_Short exercise_:
Copy the lines from the start of the records below through the line containing "ax=ax, legend=False)", both included, and leave out the pictures.

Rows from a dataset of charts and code
▶
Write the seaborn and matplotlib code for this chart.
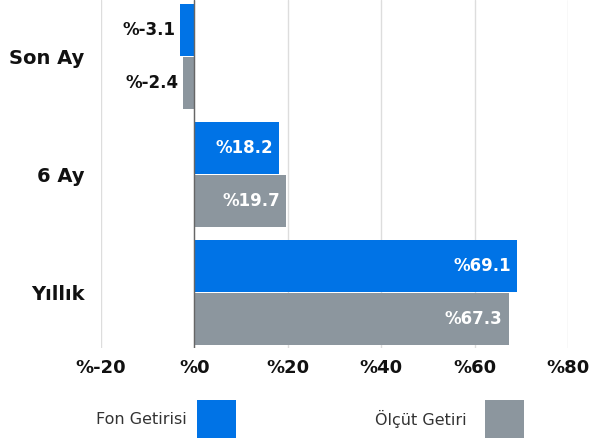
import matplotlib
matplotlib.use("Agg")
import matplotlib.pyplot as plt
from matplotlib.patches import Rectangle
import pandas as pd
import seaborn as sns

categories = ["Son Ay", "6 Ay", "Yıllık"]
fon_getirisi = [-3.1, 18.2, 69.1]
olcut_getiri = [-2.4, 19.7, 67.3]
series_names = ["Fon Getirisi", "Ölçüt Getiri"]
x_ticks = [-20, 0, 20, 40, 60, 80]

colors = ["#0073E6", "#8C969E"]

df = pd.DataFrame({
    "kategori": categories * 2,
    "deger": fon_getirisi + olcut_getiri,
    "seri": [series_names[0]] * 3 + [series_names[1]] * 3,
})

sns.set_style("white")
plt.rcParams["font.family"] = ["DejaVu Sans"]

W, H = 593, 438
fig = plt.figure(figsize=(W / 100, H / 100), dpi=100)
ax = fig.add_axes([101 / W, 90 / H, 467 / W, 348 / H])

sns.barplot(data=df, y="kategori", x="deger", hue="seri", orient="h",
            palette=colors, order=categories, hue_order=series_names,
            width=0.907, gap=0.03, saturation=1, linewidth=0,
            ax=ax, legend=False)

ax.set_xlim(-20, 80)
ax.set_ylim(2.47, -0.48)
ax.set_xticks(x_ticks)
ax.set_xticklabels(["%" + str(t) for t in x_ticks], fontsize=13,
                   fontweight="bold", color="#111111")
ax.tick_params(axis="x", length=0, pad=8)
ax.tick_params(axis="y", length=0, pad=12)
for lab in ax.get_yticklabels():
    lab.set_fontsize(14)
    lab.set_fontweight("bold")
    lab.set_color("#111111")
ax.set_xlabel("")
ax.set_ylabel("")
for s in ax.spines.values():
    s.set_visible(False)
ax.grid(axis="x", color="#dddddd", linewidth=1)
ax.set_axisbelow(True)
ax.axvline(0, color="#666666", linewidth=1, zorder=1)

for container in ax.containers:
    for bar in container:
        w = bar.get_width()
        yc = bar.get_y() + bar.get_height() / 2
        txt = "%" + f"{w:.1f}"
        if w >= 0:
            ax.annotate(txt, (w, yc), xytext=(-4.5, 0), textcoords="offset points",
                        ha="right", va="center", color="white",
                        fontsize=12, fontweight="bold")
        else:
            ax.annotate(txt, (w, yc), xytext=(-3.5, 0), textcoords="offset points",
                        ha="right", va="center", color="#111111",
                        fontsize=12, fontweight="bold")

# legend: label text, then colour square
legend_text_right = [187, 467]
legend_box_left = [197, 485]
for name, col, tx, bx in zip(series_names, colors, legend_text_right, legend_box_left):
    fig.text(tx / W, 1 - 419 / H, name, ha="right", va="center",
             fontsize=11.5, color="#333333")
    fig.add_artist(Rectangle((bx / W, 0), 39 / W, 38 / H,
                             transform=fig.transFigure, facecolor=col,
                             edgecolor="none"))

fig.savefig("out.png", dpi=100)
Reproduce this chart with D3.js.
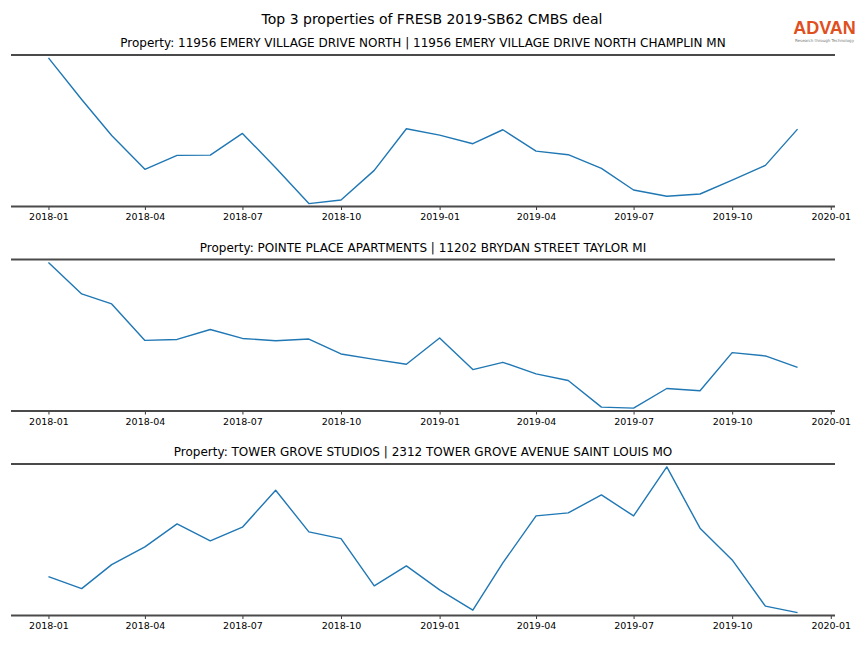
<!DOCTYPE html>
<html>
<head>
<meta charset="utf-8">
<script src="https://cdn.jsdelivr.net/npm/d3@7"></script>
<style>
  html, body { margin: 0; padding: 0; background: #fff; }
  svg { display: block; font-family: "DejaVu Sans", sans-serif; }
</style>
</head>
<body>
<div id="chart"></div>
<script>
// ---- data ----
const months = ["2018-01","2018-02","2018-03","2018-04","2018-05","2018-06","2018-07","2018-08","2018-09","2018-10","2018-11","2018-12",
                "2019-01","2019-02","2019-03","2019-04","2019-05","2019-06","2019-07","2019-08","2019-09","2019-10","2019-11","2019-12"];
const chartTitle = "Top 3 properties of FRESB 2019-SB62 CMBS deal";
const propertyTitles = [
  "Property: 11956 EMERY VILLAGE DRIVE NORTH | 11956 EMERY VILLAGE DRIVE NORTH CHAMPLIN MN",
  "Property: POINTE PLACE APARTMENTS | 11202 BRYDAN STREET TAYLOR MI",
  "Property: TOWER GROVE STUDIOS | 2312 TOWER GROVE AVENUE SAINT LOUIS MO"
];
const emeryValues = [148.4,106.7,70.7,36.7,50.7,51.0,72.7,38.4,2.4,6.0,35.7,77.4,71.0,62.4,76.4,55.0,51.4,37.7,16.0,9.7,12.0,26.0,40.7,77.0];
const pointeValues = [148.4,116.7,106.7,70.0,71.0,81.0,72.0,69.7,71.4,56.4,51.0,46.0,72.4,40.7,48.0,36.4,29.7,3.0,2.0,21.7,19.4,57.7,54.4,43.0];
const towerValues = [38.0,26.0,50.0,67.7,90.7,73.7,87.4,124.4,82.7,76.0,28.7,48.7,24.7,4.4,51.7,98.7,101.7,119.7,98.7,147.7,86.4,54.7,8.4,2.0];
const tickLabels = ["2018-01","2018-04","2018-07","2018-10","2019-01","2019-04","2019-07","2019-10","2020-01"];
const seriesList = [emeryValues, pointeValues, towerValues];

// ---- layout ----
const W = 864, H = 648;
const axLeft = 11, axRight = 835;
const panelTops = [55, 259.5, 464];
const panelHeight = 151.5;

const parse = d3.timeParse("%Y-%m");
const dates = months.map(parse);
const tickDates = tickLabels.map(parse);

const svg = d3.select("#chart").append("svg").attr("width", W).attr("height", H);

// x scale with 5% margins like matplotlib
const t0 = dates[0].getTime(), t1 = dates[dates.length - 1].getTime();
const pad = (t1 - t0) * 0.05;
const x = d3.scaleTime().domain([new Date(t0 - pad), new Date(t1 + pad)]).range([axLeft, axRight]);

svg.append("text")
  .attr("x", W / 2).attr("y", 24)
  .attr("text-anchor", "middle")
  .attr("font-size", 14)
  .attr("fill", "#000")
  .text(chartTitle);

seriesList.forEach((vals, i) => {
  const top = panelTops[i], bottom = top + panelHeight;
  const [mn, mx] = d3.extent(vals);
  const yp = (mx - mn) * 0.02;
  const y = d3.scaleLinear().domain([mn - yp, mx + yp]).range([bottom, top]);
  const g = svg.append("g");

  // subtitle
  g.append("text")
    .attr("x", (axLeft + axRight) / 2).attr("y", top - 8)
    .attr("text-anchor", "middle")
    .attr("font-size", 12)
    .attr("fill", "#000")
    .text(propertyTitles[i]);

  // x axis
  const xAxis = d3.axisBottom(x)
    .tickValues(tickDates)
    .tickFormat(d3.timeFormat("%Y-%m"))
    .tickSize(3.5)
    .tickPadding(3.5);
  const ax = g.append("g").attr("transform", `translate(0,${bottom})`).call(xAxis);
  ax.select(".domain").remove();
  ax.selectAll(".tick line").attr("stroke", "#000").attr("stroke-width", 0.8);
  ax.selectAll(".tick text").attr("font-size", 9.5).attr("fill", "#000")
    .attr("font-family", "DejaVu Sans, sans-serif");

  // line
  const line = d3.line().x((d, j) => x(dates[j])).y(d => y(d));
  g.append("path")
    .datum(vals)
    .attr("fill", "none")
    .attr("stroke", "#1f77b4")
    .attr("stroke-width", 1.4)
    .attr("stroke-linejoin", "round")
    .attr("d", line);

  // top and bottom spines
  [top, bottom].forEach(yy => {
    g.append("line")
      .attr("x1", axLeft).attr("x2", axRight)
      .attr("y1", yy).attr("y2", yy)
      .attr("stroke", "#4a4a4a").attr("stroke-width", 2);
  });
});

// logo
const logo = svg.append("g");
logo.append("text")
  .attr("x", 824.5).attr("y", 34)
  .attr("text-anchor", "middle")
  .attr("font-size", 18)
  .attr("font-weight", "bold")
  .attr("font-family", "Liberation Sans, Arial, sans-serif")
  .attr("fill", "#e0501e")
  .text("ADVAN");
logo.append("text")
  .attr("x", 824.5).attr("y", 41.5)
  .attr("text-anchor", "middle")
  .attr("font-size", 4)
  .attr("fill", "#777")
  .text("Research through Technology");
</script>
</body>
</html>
◀
_Worked answer_:
Write the seaborn and matplotlib code for this chart.
import matplotlib
matplotlib.use("Agg")
import matplotlib.pyplot as plt
from matplotlib.patches import Rectangle
import pandas as pd
import seaborn as sns

categories = ["Son Ay", "6 Ay", "Yıllık"]
fon_getirisi = [-3.1, 18.2, 69.1]
olcut_getiri = [-2.4, 19.7, 67.3]
series_names = ["Fon Getirisi", "Ölçüt Getiri"]
x_ticks = [-20, 0, 20, 40, 60, 80]

colors = ["#0073E6", "#8C969E"]

df = pd.DataFrame({
    "kategori": categories * 2,
    "deger": fon_getirisi + olcut_getiri,
    "seri": [series_names[0]] * 3 + [series_names[1]] * 3,
})

sns.set_style("white")
plt.rcParams["font.family"] = ["DejaVu Sans"]

W, H = 593, 438
fig = plt.figure(figsize=(W / 100, H / 100), dpi=100)
ax = fig.add_axes([101 / W, 90 / H, 467 / W, 348 / H])

sns.barplot(data=df, y="kategori", x="deger", hue="seri", orient="h",
            palette=colors, order=categories, hue_order=series_names,
            width=0.907, gap=0.03, saturation=1, linewidth=0,
            ax=ax, legend=False)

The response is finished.